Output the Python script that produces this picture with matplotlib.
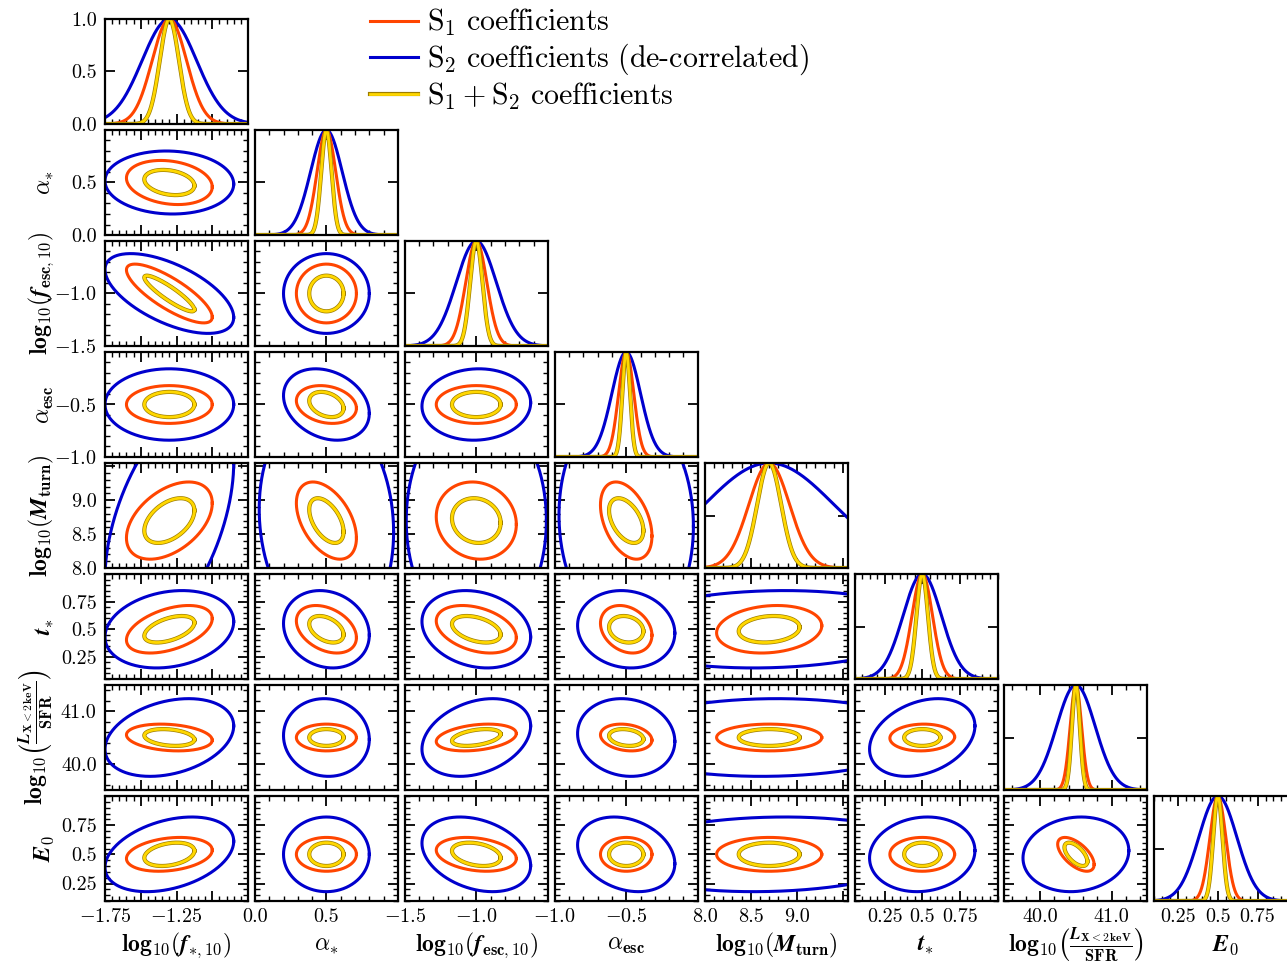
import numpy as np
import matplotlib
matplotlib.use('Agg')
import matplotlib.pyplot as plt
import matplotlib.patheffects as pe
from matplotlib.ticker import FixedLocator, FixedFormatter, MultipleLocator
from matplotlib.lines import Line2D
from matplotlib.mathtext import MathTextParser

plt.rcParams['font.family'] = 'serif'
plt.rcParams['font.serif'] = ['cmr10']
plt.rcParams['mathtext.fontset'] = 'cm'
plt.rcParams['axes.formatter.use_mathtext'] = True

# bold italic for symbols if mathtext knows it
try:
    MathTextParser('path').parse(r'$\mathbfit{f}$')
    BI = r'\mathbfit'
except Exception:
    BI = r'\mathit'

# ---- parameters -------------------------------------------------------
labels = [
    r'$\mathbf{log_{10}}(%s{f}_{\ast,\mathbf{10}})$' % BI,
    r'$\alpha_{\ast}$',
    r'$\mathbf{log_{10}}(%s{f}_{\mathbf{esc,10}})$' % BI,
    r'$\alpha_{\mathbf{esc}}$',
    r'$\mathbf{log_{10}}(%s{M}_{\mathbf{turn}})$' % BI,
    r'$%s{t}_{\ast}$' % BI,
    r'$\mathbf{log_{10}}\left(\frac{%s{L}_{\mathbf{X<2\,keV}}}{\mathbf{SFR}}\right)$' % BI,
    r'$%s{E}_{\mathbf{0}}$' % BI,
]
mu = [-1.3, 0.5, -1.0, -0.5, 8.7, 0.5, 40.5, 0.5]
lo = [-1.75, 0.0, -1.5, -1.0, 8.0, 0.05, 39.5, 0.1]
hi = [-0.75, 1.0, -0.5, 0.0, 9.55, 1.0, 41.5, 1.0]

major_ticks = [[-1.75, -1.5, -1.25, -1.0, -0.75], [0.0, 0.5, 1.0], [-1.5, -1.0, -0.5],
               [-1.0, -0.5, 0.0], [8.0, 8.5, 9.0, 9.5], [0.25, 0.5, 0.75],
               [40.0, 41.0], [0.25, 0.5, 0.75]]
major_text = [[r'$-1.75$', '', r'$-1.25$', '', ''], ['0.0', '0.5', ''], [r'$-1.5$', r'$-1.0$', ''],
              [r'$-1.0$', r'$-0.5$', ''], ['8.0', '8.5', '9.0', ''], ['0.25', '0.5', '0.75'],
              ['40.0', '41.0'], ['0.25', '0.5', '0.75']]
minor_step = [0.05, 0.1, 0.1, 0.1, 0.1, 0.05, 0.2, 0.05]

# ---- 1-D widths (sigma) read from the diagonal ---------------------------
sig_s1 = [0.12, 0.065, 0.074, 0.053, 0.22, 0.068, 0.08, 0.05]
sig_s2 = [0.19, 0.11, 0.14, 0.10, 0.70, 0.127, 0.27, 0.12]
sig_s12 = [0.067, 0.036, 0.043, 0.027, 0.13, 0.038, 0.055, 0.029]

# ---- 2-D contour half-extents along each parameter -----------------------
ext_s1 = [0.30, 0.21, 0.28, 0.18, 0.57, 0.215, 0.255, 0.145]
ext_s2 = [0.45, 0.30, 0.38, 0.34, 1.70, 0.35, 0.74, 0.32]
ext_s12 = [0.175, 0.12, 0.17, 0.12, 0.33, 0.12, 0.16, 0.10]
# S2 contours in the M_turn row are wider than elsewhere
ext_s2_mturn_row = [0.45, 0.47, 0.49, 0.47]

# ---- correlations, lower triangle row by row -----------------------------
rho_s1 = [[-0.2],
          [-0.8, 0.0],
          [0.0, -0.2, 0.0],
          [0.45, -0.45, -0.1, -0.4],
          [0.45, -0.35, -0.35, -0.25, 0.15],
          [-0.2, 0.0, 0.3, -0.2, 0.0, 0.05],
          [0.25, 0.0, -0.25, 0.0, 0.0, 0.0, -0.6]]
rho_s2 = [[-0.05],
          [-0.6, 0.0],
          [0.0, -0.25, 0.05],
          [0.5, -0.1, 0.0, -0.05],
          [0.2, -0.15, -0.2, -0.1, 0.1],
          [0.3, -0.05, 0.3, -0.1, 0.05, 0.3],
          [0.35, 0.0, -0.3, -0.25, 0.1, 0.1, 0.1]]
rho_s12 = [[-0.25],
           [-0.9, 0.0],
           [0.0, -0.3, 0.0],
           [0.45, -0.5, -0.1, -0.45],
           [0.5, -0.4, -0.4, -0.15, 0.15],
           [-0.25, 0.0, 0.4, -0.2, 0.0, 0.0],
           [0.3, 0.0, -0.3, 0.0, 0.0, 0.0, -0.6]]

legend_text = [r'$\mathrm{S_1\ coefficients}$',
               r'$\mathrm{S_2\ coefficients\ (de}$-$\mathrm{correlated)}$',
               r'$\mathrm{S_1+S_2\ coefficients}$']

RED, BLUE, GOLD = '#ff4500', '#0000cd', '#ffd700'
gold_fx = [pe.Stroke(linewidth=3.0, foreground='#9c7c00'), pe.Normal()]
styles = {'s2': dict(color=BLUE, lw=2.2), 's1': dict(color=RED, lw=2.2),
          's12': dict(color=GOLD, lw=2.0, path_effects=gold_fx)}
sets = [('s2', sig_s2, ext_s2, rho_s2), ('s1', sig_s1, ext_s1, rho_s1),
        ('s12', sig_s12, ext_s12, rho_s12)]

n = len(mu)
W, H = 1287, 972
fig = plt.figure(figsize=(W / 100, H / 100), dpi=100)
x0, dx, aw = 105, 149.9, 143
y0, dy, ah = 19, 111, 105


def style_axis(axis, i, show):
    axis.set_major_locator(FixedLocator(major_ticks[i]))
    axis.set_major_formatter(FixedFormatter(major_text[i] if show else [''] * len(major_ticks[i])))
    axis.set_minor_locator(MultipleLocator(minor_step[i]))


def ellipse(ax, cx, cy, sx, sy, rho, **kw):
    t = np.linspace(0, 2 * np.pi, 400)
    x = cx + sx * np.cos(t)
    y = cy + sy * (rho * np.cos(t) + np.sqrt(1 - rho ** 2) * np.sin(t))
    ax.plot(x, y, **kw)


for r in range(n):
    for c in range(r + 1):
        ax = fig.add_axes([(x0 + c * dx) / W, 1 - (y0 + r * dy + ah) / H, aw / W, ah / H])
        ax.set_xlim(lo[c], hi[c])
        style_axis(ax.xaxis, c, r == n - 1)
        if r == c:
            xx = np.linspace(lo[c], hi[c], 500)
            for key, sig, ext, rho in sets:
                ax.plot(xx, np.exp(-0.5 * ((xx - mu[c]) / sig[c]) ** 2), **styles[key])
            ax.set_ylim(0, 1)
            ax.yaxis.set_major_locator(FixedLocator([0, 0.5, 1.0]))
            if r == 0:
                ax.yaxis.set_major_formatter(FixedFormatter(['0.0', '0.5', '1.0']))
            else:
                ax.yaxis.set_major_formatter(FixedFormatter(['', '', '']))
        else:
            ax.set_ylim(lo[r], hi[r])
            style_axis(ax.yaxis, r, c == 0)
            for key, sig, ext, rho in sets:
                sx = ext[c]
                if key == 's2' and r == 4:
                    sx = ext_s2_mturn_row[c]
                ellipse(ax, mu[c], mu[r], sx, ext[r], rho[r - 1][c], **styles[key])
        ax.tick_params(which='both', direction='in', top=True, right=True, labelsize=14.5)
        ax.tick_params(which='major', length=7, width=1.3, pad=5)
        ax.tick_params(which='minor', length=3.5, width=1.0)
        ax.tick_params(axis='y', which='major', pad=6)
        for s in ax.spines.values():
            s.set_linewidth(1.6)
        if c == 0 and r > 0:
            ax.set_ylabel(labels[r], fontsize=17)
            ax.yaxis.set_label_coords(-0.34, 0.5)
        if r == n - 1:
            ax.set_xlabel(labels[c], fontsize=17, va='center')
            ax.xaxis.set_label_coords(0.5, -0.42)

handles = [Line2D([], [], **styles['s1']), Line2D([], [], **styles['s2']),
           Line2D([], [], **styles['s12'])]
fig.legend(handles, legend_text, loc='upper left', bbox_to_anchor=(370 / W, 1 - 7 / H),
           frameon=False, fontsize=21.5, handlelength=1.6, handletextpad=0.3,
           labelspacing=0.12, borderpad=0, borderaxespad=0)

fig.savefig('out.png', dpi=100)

====================

## WHAT YOU SHOULD DO
Up to and including the line with "plt.rcParams['axes.formatter.use_mathtext'] = True", copy the data above from its first line. Skip pictures.

## TASK RESPONSE
Output the Python script that produces this picture with matplotlib.
import numpy as np
import matplotlib
matplotlib.use('Agg')
import matplotlib.pyplot as plt
import matplotlib.patheffects as pe
from matplotlib.ticker import FixedLocator, FixedFormatter, MultipleLocator
from matplotlib.lines import Line2D
from matplotlib.mathtext import MathTextParser

plt.rcParams['font.family'] = 'serif'
plt.rcParams['font.serif'] = ['cmr10']
plt.rcParams['mathtext.fontset'] = 'cm'
plt.rcParams['axes.formatter.use_mathtext'] = True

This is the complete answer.